**Available data**:
* * * * *

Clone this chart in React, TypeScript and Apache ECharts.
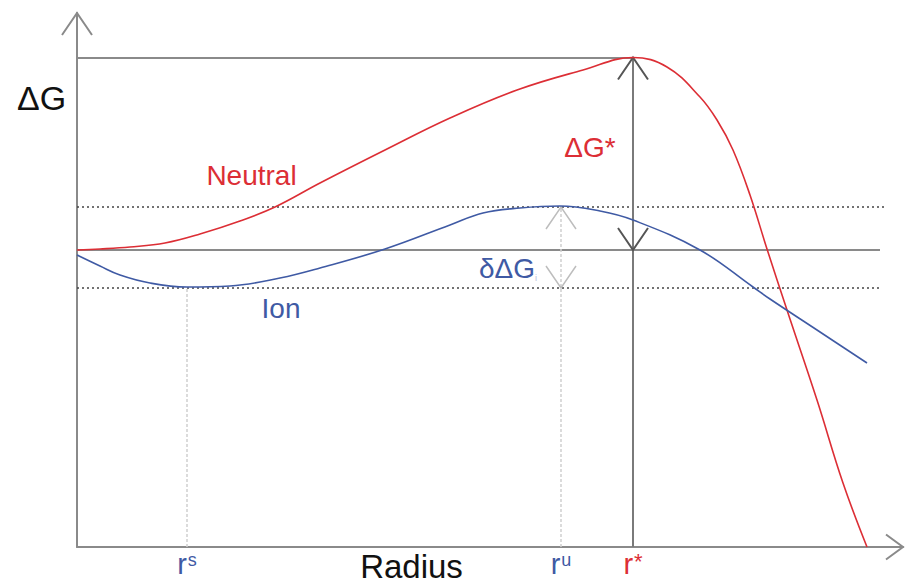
import React, { useEffect, useRef } from "react";
import * as echarts from "echarts";

// Radius (arbitrary units) and free energy ΔG (arbitrary units)
const neutralR = [0, 2.3, 5.3, 8.8, 12.3, 16.3, 19.8, 24.3, 30.8, 37.3, 44.0, 50.6, 55.6, 59.0, 62.3, 64.0, 65.6, 67.3, 69.0, 71.0, 74.0, 76.6, 79.0];
const neutralG = [29.7, 29.8, 30.0, 30.4, 31.3, 32.6, 34.0, 36.4, 39.7, 42.9, 45.7, 47.7, 48.95, 48.0, 45.0, 42.7, 39.7, 35.2, 29.8, 23.7, 14.7, 6.4, 0];
const ionR = [0, 2.3, 4.3, 7.3, 11.0, 15.3, 20.3, 24.3, 30.8, 37.3, 40.6, 44.3, 48.3, 52.3, 55.6, 62.3, 67.6, 69.3, 74.0, 79.0];
const ionG = [29.2, 28.1, 27.2, 26.4, 26.0, 26.1, 26.9, 27.9, 29.8, 32.2, 33.4, 33.9, 34.1, 33.6, 32.7, 29.7, 26.0, 24.8, 21.7, 18.4];

// Characteristic levels and radii
const levelNames = ["peak", "base", "ionMax", "ionMin"];
const levelValues = [48.95, 29.7, 34.0, 25.9];
const radiusNames = ["rS", "rU", "rStar"];
const radiusValues = [11.0, 48.4, 55.6];
const tickSup = ["s", "u", "*"];
const tickColorKey = ["b", "b", "r"];

const X_MAX = 82.6;
const Y_MAX = 53.4;

const RED = "#dc2e35";
const BLUE = "#3f5aa4";
const FONT = "'Liberation Sans', Arial, Helvetica, sans-serif";

export default function App() {
  const ref = useRef<HTMLDivElement>(null);
  useEffect(() => {
    if (!ref.current) return;
    const chart = echarts.init(ref.current, null, { renderer: "svg" });
    const lv = (n: string) => levelValues[levelNames.indexOf(n)];
    const rv = (n: string) => radiusValues[radiusNames.indexOf(n)];
    const peak = lv("peak"), base = lv("base"), ionMax = lv("ionMax"), ionMin = lv("ionMin");
    const rS = rv("rS"), rU = rv("rU"), rStar = rv("rStar");

    const solid = (c: string, w: number) => ({ color: c, width: w, type: "solid" as const, opacity: 1 });
    const dotted = (c: string, w: number, dash: number[]) => ({ color: c, width: w, type: dash, opacity: 1 });

    const refLines = [
      { coords: [[0, peak], [rStar, peak]], lineStyle: solid("#8a8a8a", 2) },
      { coords: [[0, base], [80.3, base]], lineStyle: solid("#8a8a8a", 2) },
      { coords: [[0, ionMax], [80.8, ionMax]], lineStyle: dotted("#444", 1.5, [2, 3]) },
      { coords: [[0, ionMin], [80.3, ionMin]], lineStyle: dotted("#444", 1.5, [2, 3]) },
      { coords: [[rStar, 0], [rStar, peak]], lineStyle: solid("#7a7a7a", 2) },
      { coords: [[rS, 0], [rS, ionMin]], lineStyle: dotted("#cfcfcf", 1.5, [3, 2]) },
      { coords: [[rU, 0], [rU, ionMax]], lineStyle: dotted("#cfcfcf", 1.5, [3, 2]) },
    ];

    const hw = 1.5, hh = 2.2;
    const up = (x: number, y: number) => [[x - hw, y - hh], [x, y], [x + hw, y - hh]];
    const down = (x: number, y: number) => [[x - hw, y + hh], [x, y], [x + hw, y + hh]];
    const arrows = [
      { coords: up(0, Y_MAX), lineStyle: solid("#8a8a8a", 2) },
      { coords: [[X_MAX - 1.7, 1.25], [X_MAX, 0], [X_MAX - 1.7, -1.25]], lineStyle: solid("#8a8a8a", 2) },
      { coords: up(rStar, peak), lineStyle: solid("#555", 2) },
      { coords: down(rStar, base), lineStyle: solid("#555", 2) },
      { coords: up(rU, ionMax), lineStyle: solid("#bdbdbd", 1.5) },
      { coords: down(rU, ionMin), lineStyle: solid("#bdbdbd", 1.5) },
    ];

    const annotations = [
      { name: "Neutral", value: [17.45, 37.2], color: RED, text: "Neutral" },
      { name: "Ion", value: [20.4, 23.9], color: BLUE, text: "Ion" },
      { name: "ΔG*", value: [51.3, 40.0], color: RED, text: "ΔG*" },
      { name: "δΔG", value: [43.1, 27.9], color: BLUE, text: "δΔG{s|i}" },
    ];

    chart.setOption({
      animation: false,
      grid: { left: 77, right: 3, top: 13, bottom: 36 },
      xAxis: {
        type: "value",
        min: 0,
        max: X_MAX,
        axisLine: { show: true, lineStyle: { color: "#8a8a8a", width: 2 } },
        axisTick: { show: false },
        splitLine: { show: false },
        axisLabel: {
          show: true,
          customValues: radiusValues,
          margin: 2,
          formatter: (v: number) => {
            let idx = 0;
            radiusValues.forEach((r, i) => { if (Math.abs(r - v) < Math.abs(radiusValues[idx] - v)) idx = i; });
            const k = tickColorKey[idx];
            return `{r${k}|r}{s${k}|${tickSup[idx]}}`;
          },
          rich: {
            rb: { color: BLUE, fontSize: 29, fontFamily: FONT, lineHeight: 30 },
            sb: { color: BLUE, fontSize: 18, fontFamily: FONT, verticalAlign: "top", padding: [2, 0, 0, 1] },
            rr: { color: RED, fontSize: 29, fontFamily: FONT, lineHeight: 30 },
            sr: { color: RED, fontSize: 22, fontFamily: FONT, verticalAlign: "top", padding: [1, 0, 0, 1] },
          },
        },
      },
      yAxis: {
        type: "value",
        min: 0,
        max: Y_MAX,
        axisLine: { show: true, lineStyle: { color: "#8a8a8a", width: 2 } },
        axisTick: { show: false },
        axisLabel: { show: false },
        splitLine: { show: false },
      },
      series: [
        {
          type: "lines",
          coordinateSystem: "cartesian2d",
          clip: false,
          silent: true,
          data: refLines,
          z: 1,
        },
        {
          type: "lines",
          coordinateSystem: "cartesian2d",
          polyline: true,
          clip: false,
          silent: true,
          data: arrows,
          z: 3,
        },
        {
          name: "Neutral",
          type: "line",
          data: neutralR.map((r, i) => [r, neutralG[i]]),
          smooth: 0.4,
          showSymbol: false,
          clip: false,
          lineStyle: { color: RED, width: 1.6 },
          z: 4,
        },
        {
          name: "Ion",
          type: "line",
          data: ionR.map((r, i) => [r, ionG[i]]),
          smooth: 0.4,
          showSymbol: false,
          clip: false,
          lineStyle: { color: BLUE, width: 1.6 },
          z: 4,
        },
        {
          type: "scatter",
          symbolSize: 0,
          silent: true,
          itemStyle: { opacity: 1 },
          data: annotations.map((a) => ({
            name: a.name,
            value: a.value,
            label: {
              show: true,
              position: "inside",
              formatter: a.text,
              color: a.color,
              opacity: 1,
              fontSize: 28,
              fontFamily: FONT,
              rich: { s: { fontSize: 9, color: "#b8c0dc", verticalAlign: "bottom" } },
            },
          })),
          z: 5,
        },
      ],
      graphic: [
        {
          type: "text",
          x: 41.5,
          y: 98,
          style: { text: "ΔG", fontSize: 34, fontFamily: FONT, fill: "#111", align: "center", verticalAlign: "middle" },
        },
        {
          type: "text",
          x: 411.5,
          y: 566,
          style: { text: "Radius", fontSize: 33, fontFamily: FONT, fill: "#111", align: "center", verticalAlign: "middle" },
        },
      ],
    });
    return () => chart.dispose();
  }, []);
  return (
    <div
      ref={ref}
      style={{ position: "fixed", left: 0, top: 0, width: 906, height: 583, background: "#fff" }}
    />
  );
}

* * * * *

**Task details**:
Count every line above that holds the word "React", and state the number and nothing more.

**Response below**:
2